--- Begin Data rows ---
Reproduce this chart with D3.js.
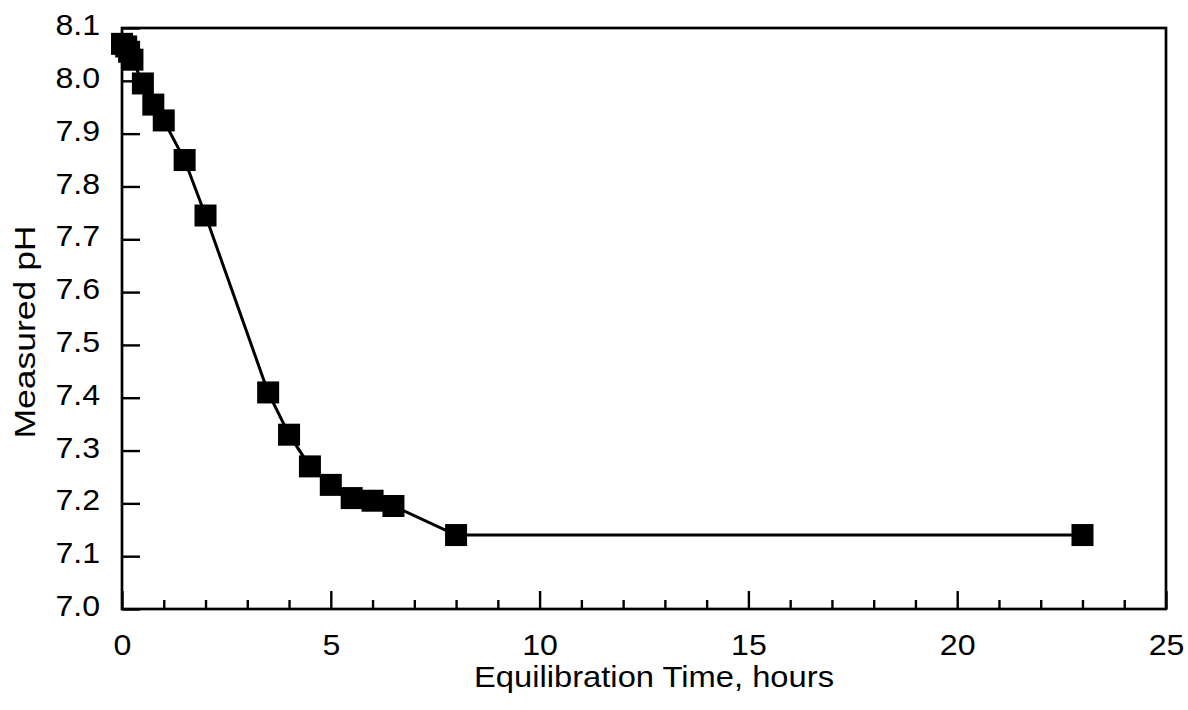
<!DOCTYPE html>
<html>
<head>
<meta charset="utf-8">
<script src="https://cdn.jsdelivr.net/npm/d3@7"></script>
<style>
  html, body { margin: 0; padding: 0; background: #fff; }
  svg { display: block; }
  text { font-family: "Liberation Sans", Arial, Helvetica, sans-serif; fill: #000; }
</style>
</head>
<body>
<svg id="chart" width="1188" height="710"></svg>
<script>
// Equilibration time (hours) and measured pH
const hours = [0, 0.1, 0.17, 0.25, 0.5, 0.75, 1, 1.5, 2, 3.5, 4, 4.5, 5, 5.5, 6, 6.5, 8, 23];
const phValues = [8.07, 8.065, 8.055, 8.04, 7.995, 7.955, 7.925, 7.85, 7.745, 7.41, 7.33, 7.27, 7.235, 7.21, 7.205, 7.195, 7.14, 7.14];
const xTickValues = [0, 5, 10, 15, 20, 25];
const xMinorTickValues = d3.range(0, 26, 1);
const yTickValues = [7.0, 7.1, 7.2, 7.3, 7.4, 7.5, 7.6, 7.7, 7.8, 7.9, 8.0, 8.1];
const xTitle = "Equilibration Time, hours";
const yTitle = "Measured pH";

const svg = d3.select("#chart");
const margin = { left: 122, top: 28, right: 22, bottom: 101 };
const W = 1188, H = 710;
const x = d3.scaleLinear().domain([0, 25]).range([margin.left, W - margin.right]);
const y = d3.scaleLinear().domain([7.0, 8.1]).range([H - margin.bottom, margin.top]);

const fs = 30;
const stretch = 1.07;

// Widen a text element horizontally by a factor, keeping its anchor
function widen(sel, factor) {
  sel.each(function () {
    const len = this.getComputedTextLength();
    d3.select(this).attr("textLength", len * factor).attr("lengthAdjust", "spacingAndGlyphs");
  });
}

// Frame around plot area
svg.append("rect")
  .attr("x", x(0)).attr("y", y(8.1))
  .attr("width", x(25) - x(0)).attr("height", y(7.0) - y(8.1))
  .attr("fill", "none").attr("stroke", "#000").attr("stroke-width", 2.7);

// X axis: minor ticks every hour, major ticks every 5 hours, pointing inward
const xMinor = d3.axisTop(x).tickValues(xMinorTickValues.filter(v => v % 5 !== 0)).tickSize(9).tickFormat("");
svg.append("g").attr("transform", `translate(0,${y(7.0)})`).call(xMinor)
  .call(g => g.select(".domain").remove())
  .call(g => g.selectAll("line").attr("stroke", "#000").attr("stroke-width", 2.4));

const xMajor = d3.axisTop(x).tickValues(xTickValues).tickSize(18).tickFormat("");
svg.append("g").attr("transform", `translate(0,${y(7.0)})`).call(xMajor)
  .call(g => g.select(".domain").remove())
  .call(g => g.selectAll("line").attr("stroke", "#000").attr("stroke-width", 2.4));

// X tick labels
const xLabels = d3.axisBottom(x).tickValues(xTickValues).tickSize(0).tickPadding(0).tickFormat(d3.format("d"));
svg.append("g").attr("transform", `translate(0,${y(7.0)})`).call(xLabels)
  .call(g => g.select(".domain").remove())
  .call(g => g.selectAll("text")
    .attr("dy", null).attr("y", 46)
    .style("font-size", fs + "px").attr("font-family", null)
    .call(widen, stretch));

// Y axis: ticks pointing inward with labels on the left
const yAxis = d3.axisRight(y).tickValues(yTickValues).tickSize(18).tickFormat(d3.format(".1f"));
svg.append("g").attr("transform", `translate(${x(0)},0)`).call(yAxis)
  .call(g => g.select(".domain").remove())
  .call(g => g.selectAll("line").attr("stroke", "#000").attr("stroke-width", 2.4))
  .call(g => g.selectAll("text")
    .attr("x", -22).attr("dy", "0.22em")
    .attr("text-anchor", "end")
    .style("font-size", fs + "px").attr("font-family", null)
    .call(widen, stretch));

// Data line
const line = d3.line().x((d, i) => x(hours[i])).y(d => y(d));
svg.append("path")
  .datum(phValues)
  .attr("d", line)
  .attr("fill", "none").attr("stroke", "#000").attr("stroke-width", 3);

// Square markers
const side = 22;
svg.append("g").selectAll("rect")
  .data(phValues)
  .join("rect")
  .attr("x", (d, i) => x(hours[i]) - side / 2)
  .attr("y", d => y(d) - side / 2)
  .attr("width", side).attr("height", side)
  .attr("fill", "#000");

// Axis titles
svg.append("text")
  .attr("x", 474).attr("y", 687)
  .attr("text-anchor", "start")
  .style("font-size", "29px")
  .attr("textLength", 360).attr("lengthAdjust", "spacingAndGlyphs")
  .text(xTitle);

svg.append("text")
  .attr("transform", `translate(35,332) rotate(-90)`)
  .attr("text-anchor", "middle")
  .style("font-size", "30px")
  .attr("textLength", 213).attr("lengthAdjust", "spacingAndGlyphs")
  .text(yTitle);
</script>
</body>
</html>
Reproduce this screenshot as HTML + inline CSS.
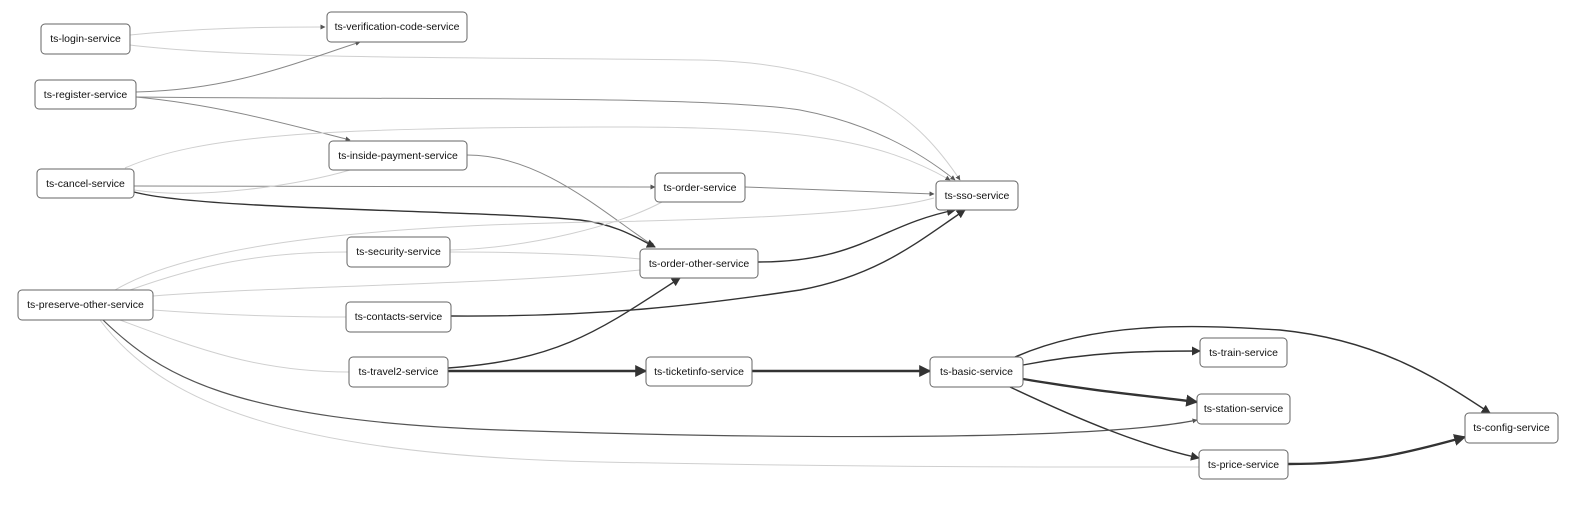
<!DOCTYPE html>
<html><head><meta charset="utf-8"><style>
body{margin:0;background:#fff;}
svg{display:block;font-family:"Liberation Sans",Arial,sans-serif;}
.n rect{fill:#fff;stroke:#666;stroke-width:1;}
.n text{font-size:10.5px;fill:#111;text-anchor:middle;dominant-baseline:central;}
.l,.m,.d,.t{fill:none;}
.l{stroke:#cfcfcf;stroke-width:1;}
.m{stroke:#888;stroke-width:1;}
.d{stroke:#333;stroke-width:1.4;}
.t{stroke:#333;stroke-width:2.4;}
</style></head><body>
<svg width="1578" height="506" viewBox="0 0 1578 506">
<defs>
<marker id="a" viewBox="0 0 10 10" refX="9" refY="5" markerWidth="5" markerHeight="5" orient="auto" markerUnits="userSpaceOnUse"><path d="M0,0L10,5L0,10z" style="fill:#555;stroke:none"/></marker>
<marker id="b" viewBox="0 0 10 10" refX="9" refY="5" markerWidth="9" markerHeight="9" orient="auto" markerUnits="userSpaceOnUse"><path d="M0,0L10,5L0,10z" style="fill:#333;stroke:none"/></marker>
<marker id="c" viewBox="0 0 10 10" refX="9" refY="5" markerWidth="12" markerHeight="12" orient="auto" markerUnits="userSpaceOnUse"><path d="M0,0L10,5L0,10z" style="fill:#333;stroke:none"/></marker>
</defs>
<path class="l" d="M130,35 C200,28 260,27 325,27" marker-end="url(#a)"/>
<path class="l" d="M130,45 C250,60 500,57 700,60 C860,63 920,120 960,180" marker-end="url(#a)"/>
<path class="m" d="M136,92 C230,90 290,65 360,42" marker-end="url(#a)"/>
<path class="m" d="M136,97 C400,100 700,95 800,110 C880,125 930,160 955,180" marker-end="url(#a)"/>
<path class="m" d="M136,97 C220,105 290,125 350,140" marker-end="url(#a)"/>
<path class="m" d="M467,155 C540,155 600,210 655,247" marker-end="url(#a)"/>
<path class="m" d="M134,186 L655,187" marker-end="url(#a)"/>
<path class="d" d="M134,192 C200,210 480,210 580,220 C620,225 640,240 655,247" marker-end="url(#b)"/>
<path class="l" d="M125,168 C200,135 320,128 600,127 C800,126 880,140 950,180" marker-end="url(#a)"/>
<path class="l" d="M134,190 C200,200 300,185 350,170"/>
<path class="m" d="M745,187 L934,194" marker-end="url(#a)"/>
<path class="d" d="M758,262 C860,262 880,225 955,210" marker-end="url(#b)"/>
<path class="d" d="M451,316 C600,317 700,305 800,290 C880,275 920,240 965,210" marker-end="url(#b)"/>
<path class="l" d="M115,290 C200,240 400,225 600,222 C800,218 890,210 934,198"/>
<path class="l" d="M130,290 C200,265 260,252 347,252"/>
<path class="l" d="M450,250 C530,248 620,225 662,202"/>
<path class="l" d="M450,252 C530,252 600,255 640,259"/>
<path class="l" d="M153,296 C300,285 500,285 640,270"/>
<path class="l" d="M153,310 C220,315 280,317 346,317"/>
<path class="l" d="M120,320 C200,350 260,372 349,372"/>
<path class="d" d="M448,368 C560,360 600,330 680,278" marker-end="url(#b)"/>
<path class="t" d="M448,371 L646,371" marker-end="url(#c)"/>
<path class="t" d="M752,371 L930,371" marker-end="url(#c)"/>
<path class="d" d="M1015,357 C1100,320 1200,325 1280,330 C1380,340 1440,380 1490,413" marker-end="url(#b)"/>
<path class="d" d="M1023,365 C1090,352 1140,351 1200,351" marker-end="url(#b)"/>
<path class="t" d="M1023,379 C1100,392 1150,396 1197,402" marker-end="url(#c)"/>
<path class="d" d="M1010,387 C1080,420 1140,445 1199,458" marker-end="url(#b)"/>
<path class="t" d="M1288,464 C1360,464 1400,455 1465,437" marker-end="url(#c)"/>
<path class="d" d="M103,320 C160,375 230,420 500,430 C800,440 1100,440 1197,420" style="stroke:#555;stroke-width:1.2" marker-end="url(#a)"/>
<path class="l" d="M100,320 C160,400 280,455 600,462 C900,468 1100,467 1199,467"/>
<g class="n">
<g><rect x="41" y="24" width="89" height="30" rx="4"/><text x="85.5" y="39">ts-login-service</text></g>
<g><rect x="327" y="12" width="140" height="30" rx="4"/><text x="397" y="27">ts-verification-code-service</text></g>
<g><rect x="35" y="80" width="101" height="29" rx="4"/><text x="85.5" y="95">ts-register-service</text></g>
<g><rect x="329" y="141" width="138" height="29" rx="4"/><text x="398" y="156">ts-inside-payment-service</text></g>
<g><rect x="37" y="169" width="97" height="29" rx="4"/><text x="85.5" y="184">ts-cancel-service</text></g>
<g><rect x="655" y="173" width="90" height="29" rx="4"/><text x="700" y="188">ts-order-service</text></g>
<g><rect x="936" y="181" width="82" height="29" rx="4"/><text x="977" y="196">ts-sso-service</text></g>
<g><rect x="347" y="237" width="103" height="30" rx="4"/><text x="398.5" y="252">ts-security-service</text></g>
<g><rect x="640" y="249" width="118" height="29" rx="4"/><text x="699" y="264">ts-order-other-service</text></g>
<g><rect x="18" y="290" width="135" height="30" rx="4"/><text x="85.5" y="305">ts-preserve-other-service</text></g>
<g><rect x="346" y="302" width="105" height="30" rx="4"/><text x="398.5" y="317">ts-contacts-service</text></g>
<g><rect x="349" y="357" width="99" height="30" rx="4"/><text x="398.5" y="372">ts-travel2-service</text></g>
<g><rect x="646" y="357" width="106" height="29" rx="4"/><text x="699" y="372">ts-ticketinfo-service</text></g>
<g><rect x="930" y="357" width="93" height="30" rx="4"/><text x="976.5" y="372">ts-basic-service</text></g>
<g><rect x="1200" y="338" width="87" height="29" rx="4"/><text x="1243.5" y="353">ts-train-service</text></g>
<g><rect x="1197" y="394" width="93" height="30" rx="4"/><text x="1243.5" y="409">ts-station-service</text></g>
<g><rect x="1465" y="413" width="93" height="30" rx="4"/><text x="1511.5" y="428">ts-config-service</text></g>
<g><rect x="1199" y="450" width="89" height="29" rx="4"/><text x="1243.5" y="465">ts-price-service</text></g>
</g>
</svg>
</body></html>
--- End Data rows ---
• **Prompt**: Search the data for "chart" and list every line in which it occurs.

• **Exercise response**:
Reproduce this chart with D3.js.
<svg id="chart" width="1188" height="710"></svg>
const svg = d3.select("#chart");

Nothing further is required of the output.